WORK REQUIRED: Skip the pictures. Reproduce all other material exactly.

**** PROVIDED MATERIAL ****

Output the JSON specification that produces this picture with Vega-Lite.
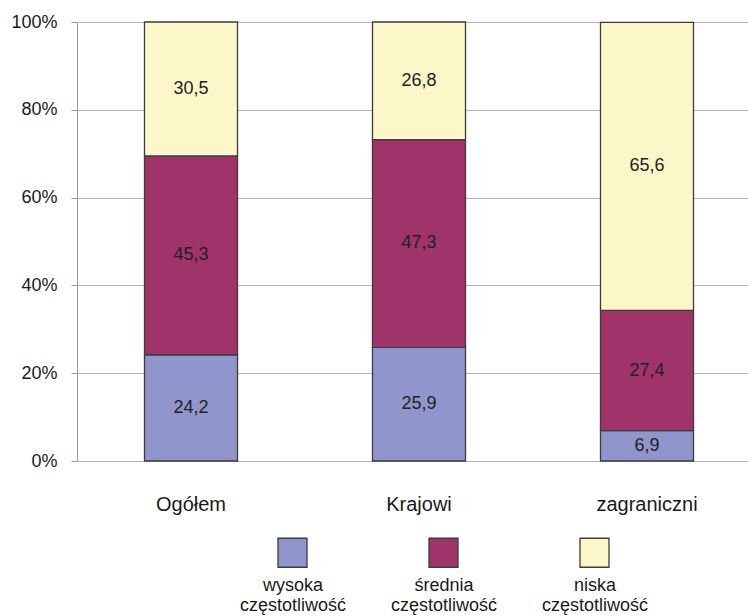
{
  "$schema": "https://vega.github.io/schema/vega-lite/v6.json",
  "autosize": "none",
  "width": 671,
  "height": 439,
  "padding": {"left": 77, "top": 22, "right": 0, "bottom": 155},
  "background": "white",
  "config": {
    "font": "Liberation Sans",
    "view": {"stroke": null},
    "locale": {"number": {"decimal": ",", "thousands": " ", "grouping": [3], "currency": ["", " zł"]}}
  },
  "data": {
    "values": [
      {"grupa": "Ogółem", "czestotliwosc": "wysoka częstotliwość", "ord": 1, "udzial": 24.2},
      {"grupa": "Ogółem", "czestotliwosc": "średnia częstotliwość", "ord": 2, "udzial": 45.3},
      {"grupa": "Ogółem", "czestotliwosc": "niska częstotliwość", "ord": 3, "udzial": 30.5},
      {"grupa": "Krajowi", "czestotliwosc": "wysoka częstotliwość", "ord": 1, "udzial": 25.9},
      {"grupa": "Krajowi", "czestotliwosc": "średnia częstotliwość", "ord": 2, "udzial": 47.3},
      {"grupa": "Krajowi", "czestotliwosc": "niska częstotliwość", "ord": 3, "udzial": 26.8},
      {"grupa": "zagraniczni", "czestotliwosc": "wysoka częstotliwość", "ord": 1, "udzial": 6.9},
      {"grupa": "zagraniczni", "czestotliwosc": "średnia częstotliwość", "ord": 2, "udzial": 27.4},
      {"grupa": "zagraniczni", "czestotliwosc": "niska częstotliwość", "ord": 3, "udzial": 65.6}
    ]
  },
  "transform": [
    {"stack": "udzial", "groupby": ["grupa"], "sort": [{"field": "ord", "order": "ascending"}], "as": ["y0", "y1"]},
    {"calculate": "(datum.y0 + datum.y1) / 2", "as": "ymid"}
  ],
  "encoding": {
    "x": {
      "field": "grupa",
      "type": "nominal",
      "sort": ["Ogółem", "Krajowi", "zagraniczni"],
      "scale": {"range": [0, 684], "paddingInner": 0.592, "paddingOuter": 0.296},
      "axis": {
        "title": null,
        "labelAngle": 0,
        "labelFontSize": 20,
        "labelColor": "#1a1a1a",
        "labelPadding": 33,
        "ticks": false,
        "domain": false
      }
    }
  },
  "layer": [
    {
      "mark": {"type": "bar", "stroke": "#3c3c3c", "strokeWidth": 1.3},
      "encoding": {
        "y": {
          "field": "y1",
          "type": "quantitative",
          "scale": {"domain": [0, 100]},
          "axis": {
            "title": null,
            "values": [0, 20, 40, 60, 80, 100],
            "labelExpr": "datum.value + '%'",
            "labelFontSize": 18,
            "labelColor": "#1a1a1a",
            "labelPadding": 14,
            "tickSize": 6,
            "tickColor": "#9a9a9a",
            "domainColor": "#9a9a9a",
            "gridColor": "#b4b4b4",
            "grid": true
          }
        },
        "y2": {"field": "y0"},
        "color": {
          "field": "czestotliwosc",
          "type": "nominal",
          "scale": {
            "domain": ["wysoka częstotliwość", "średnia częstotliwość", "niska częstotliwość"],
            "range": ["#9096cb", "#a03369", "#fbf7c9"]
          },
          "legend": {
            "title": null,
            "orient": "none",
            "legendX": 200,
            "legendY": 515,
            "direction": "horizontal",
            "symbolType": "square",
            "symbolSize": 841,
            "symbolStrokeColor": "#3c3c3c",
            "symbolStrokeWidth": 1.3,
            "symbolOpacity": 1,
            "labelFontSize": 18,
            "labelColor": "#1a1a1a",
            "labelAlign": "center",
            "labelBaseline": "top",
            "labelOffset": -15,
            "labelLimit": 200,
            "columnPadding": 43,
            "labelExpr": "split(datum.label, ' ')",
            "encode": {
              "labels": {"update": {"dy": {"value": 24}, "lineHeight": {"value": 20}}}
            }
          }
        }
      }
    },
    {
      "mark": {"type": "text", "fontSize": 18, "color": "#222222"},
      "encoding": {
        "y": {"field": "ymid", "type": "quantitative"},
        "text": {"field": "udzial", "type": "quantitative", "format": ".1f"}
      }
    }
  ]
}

****

OUTPUT BELOW:
Output the JSON specification that produces this picture with Vega-Lite.
{
  "$schema": "https://vega.github.io/schema/vega-lite/v6.json",
  "autosize": "none",
  "width": 671,
  "height": 439,
  "padding": {"left": 77, "top": 22, "right": 0, "bottom": 155},
  "background": "white",
  "config": {
    "font": "Liberation Sans",
    "view": {"stroke": null},
    "locale": {"number": {"decimal": ",", "thousands": " ", "grouping": [3], "currency": ["", " zł"]}}
  },
  "data": {
    "values": [
      {"grupa": "Ogółem", "czestotliwosc": "wysoka częstotliwość", "ord": 1, "udzial": 24.2},
      {"grupa": "Ogółem", "czestotliwosc": "średnia częstotliwość", "ord": 2, "udzial": 45.3},
      {"grupa": "Ogółem", "czestotliwosc": "niska częstotliwość", "ord": 3, "udzial": 30.5},
      {"grupa": "Krajowi", "czestotliwosc": "wysoka częstotliwość", "ord": 1, "udzial": 25.9},
      {"grupa": "Krajowi", "czestotliwosc": "średnia częstotliwość", "ord": 2, "udzial": 47.3},
      {"grupa": "Krajowi", "czestotliwosc": "niska częstotliwość", "ord": 3, "udzial": 26.8},
      {"grupa": "zagraniczni", "czestotliwosc": "wysoka częstotliwość", "ord": 1, "udzial": 6.9},
      {"grupa": "zagraniczni", "czestotliwosc": "średnia częstotliwość", "ord": 2, "udzial": 27.4},
      {"grupa": "zagraniczni", "czestotliwosc": "niska częstotliwość", "ord": 3, "udzial": 65.6}
    ]
  },
  "transform": [
    {"stack": "udzial", "groupby": ["grupa"], "sort": [{"field": "ord", "order": "ascending"}], "as": ["y0", "y1"]},
    {"calculate": "(datum.y0 + datum.y1) / 2", "as": "ymid"}
  ],
  "encoding": {
    "x": {
      "field": "grupa",
      "type": "nominal",
      "sort": ["Ogółem", "Krajowi", "zagraniczni"],
      "scale": {"range": [0, 684], "paddingInner": 0.592, "paddingOuter": 0.296},
      "axis": {
        "title": null,
        "labelAngle": 0,
        "labelFontSize": 20,
        "labelColor": "#1a1a1a",
        "labelPadding": 33,
        "ticks": false,
        "domain": false
      }
    }
  },
  "layer": [
    {
      "mark": {"type": "bar", "stroke": "#3c3c3c", "strokeWidth": 1.3},
      "encoding": {
        "y": {
          "field": "y1",
          "type": "quantitative",
          "scale": {"domain": [0, 100]},
          "axis": {
            "title": null,
            "values": [0, 20, 40, 60, 80, 100],
            "labelExpr": "datum.value + '%'",
            "labelFontSize": 18,
            "labelColor": "#1a1a1a",
            "labelPadding": 14,
            "tickSize": 6,
            "tickColor": "#9a9a9a",
            "domainColor": "#9a9a9a",
            "gridColor": "#b4b4b4",
            "grid": true
          }
        },
        "y2": {"field": "y0"},
        "color": {
          "field": "czestotliwosc",
          "type": "nominal",
          "scale": {
            "domain": ["wysoka częstotliwość", "średnia częstotliwość", "niska częstotliwość"],
            "range": ["#9096cb", "#a03369", "#fbf7c9"]
          },
          "legend": {
            "title": null,
            "orient": "none",
            "legendX": 200,
            "legendY": 515,
            "direction": "horizontal",
            "symbolType": "square",
            "symbolSize": 841,
            "symbolStrokeColor": "#3c3c3c",
            "symbolStrokeWidth": 1.3,
            "symbolOpacity": 1,
            "labelFontSize": 18,
            "labelColor": "#1a1a1a",
            "labelAlign": "center",
            "labelBaseline": "top",
            "labelOffset": -15,
            "labelLimit": 200,
            "columnPadding": 43,
            "labelExpr": "split(datum.label, ' ')",
            "encode": {
              "labels": {"update": {"dy": {"value": 24}, "lineHeight": {"value": 20}}}
            }
          }
        }
      }
    },
    {
      "mark": {"type": "text", "fontSize": 18, "color": "#222222"},
      "encoding": {
        "y": {"field": "ymid", "type": "quantitative"},
        "text": {"field": "udzial", "type": "quantitative", "format": ".1f"}
      }
    }
  ]
}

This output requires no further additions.